(Code that draws figures)
————————

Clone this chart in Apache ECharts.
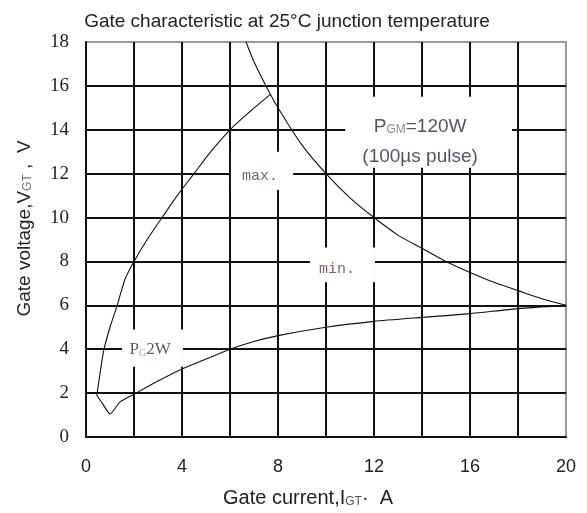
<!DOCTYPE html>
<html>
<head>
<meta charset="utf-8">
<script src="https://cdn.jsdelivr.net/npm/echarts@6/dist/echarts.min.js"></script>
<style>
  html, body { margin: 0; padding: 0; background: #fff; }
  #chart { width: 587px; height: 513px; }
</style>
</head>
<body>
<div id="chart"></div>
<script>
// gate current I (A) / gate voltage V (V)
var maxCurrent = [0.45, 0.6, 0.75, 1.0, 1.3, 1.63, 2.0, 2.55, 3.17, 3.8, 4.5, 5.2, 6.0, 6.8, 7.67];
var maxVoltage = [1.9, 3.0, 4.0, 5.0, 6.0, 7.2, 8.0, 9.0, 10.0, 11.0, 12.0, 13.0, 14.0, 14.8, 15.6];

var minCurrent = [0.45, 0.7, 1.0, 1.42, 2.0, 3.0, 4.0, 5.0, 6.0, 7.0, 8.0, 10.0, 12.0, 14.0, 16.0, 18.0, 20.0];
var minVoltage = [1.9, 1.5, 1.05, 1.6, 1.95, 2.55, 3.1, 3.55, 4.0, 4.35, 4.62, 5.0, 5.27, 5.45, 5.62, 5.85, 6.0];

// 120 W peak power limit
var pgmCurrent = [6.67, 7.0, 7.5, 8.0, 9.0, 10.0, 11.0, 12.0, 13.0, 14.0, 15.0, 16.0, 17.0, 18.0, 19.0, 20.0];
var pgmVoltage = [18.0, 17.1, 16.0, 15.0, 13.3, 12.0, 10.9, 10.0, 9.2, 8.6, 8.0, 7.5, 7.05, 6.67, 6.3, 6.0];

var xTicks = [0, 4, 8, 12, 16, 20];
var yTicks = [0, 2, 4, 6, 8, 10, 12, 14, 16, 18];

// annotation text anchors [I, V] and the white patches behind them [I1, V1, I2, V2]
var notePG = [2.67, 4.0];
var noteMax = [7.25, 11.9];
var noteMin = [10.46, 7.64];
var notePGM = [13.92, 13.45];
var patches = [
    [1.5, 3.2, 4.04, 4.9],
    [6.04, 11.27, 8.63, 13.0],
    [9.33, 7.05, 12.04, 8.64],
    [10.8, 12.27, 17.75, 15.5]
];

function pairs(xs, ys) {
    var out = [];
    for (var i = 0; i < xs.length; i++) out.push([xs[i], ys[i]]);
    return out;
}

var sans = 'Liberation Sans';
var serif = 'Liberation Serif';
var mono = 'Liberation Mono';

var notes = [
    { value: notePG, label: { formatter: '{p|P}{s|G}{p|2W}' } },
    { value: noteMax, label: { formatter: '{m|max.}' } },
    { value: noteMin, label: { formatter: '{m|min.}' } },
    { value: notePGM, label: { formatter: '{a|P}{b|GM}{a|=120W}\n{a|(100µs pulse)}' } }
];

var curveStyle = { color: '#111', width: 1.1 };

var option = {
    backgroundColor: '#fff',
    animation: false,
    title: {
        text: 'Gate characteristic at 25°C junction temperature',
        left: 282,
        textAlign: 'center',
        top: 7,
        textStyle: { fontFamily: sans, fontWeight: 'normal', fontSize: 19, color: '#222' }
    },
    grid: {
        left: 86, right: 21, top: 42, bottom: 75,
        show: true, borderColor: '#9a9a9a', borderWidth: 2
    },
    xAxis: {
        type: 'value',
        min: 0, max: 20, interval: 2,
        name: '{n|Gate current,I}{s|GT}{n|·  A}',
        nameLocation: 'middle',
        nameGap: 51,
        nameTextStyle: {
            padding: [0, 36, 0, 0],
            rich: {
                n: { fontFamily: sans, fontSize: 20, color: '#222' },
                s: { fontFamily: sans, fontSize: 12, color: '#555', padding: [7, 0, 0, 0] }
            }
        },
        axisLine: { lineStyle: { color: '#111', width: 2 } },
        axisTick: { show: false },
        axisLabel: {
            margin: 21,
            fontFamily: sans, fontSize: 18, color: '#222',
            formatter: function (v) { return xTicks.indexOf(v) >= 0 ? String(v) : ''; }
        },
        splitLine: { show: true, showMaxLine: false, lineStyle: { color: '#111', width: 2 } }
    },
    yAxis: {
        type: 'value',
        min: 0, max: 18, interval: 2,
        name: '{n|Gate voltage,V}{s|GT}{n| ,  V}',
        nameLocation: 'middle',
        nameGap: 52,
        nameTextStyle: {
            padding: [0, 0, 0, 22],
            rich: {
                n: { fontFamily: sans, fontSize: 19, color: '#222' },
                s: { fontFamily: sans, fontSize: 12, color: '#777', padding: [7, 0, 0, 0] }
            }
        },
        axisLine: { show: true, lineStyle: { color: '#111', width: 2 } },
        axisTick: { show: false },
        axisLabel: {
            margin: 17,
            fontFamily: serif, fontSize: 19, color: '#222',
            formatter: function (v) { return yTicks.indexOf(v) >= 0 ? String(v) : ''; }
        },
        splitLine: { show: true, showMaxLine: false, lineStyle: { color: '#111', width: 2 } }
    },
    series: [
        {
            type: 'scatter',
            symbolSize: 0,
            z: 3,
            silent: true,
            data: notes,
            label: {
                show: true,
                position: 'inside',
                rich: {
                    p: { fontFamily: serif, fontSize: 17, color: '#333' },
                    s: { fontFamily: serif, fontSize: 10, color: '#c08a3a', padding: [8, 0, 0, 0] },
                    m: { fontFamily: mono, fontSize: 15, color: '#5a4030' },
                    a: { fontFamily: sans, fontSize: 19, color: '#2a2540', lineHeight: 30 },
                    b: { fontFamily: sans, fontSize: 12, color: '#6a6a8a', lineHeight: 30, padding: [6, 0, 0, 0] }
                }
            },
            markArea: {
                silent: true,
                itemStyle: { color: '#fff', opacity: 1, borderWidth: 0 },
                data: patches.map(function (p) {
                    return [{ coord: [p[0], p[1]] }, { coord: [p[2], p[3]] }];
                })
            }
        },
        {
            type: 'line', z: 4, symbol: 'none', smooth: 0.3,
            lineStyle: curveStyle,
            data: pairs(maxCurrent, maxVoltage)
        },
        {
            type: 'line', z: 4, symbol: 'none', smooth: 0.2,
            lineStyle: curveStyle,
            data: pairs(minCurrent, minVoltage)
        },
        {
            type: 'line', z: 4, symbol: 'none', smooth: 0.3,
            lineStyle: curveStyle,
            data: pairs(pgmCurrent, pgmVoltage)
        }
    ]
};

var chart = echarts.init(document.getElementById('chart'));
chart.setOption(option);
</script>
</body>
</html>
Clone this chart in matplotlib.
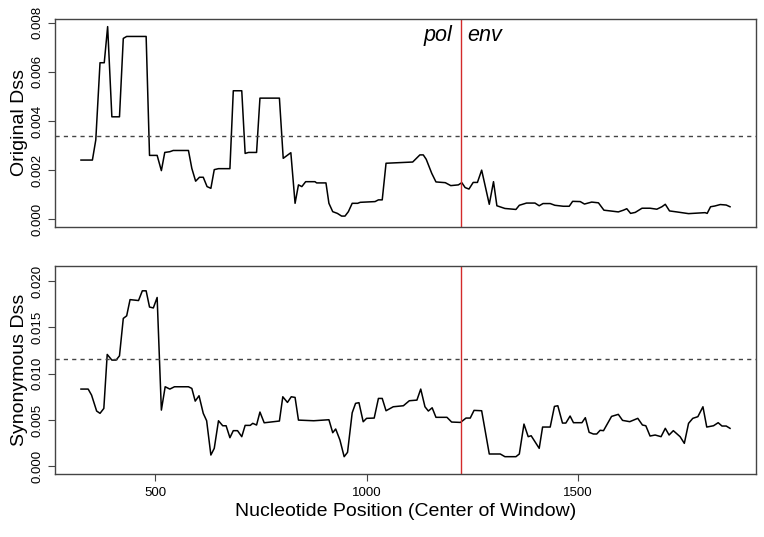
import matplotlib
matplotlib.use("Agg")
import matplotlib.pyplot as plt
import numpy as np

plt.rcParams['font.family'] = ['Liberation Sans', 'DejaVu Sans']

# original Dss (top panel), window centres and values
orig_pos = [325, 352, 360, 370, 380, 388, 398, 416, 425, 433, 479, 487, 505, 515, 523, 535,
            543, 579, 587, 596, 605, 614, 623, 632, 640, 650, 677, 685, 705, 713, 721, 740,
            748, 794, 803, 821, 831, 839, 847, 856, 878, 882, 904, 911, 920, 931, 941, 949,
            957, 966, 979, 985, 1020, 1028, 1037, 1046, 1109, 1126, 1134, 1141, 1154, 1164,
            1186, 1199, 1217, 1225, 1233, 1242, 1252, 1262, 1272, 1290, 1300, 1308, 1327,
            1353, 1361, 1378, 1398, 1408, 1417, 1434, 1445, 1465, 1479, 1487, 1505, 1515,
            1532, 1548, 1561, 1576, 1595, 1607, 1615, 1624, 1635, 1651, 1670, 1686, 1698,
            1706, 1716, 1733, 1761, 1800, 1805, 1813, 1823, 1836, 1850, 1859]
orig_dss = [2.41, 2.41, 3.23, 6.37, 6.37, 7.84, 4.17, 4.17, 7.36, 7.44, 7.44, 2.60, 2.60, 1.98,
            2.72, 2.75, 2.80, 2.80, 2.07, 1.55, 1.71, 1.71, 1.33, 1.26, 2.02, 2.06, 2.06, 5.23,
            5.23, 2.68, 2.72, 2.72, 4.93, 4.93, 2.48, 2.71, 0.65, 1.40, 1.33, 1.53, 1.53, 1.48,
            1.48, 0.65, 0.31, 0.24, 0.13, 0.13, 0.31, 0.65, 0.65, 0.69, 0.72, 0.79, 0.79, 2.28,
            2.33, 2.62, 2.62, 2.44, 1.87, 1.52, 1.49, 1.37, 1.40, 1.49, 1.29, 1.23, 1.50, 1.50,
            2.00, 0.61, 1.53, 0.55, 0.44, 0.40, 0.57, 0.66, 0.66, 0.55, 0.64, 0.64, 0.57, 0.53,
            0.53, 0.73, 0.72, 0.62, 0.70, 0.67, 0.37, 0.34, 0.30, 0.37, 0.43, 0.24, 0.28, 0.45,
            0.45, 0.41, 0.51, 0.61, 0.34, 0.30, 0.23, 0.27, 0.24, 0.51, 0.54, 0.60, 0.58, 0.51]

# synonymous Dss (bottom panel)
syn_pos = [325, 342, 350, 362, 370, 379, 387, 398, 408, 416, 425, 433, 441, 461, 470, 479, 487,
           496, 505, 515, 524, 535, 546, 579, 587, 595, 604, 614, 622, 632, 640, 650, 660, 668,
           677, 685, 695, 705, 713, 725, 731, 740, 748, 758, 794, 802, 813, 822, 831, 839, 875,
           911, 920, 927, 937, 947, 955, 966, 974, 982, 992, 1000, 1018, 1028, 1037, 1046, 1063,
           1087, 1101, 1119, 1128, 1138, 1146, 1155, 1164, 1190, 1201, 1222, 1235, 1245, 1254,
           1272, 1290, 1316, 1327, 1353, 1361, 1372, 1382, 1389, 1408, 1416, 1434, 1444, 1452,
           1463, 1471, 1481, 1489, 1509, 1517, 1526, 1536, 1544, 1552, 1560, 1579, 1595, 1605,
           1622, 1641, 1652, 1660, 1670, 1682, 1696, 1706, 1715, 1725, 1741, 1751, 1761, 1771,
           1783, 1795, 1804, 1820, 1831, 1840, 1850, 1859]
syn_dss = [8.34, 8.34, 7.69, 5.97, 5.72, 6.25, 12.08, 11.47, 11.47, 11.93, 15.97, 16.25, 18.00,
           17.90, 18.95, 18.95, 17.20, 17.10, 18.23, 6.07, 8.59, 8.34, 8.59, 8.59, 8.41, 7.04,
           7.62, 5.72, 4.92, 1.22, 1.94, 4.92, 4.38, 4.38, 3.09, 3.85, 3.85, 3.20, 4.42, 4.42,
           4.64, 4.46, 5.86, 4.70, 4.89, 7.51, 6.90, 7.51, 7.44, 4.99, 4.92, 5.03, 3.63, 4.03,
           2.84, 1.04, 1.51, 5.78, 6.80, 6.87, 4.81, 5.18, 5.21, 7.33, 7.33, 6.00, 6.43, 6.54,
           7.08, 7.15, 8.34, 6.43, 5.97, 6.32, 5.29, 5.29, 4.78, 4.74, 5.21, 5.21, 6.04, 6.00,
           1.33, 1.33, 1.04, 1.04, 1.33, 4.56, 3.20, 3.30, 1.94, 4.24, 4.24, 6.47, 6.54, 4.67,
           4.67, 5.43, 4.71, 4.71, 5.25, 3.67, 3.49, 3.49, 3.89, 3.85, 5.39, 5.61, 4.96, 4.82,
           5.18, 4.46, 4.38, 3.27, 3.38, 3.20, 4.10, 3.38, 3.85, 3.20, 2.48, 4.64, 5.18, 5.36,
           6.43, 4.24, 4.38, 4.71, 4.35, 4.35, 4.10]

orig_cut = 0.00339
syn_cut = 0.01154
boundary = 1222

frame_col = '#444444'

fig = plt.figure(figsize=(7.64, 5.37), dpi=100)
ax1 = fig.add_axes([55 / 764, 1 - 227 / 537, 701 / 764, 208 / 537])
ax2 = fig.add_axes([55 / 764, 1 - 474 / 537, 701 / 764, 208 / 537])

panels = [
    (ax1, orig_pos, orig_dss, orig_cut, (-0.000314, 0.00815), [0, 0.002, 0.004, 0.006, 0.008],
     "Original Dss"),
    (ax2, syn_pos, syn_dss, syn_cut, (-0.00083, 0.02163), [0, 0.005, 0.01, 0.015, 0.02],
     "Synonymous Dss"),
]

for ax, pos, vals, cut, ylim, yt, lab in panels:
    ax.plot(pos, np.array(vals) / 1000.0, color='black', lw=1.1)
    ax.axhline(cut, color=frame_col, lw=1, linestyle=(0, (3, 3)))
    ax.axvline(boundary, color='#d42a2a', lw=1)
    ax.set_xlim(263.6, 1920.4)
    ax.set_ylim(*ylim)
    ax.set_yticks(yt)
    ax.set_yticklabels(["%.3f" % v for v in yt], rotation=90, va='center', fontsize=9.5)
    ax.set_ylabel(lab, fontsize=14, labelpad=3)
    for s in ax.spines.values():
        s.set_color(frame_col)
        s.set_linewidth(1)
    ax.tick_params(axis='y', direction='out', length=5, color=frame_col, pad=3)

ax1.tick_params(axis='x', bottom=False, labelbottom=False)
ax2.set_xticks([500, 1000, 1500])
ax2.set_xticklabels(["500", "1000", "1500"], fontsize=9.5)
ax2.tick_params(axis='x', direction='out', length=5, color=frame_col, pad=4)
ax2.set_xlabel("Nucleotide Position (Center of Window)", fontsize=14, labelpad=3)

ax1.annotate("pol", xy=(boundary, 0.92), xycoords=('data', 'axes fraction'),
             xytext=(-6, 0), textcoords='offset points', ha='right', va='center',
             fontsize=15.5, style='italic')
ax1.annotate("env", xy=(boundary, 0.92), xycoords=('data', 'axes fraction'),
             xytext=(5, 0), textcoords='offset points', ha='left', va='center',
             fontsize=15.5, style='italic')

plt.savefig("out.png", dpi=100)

————————

Task instructions>
Within the entries above, give again exactly the lines starting at the one that contains "Clone this chart in matplotlib." and ending at the one that contains "plt.rcParams['font.family'] = ['Liberation", leaving out the pictures.

Expected answer>
Clone this chart in matplotlib.
import matplotlib
matplotlib.use("Agg")
import matplotlib.pyplot as plt
import numpy as np

plt.rcParams['font.family'] = ['Liberation Sans', 'DejaVu Sans']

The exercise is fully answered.